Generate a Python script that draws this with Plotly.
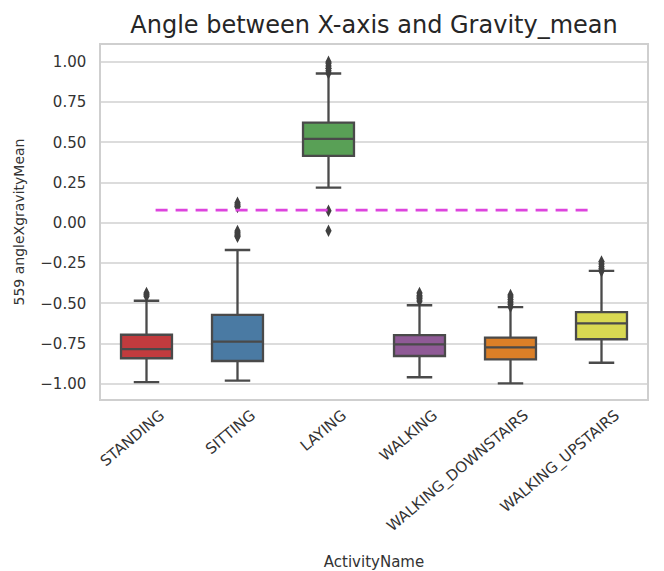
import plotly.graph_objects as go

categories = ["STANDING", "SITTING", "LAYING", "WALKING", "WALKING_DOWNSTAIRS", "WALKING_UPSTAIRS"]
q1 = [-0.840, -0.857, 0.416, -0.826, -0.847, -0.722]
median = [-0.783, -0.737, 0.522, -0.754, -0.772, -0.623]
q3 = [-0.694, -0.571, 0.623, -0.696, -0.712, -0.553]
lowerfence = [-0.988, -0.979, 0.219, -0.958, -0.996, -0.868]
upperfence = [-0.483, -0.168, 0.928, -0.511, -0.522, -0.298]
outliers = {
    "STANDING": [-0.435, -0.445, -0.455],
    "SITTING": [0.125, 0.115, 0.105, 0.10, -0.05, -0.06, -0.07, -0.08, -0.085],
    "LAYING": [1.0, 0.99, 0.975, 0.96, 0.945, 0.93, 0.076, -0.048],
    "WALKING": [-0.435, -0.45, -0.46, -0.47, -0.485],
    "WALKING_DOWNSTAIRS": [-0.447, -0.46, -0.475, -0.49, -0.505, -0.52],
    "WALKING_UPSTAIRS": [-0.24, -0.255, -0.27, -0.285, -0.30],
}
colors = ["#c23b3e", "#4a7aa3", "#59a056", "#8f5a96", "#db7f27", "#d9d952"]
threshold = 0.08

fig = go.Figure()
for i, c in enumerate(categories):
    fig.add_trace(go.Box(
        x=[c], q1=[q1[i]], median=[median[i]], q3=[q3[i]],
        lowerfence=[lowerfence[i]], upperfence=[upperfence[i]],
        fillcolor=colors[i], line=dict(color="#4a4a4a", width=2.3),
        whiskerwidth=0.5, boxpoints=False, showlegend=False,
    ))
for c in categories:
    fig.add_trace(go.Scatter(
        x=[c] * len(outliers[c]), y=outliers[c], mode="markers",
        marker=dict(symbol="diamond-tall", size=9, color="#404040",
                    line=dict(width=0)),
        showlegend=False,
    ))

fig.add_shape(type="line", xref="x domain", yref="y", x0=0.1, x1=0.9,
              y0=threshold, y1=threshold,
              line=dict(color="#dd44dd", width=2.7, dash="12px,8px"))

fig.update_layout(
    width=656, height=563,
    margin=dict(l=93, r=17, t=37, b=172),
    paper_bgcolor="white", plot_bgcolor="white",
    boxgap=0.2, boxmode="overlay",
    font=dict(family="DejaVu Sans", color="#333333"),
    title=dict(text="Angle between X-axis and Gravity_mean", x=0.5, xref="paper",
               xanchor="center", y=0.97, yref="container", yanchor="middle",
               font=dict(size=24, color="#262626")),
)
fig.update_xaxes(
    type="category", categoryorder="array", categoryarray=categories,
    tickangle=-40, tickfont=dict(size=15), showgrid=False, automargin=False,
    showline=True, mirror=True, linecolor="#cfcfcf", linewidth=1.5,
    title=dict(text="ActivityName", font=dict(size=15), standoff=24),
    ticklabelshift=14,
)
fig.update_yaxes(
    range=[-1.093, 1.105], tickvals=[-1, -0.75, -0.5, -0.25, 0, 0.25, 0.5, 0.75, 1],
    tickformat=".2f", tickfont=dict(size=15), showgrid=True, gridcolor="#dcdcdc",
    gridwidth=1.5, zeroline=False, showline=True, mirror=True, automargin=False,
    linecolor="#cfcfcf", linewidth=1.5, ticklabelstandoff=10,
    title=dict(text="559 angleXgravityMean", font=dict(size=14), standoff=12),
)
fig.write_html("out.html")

○ ○ ○ ○ ○ ○ ○

### Instructions to follow
Omitting all pictures, restate exactly the lines of the material from its start through the line that contains "import plotly.graph_objects as go".

### Right answer
Generate a Python script that draws this with Plotly.
import plotly.graph_objects as go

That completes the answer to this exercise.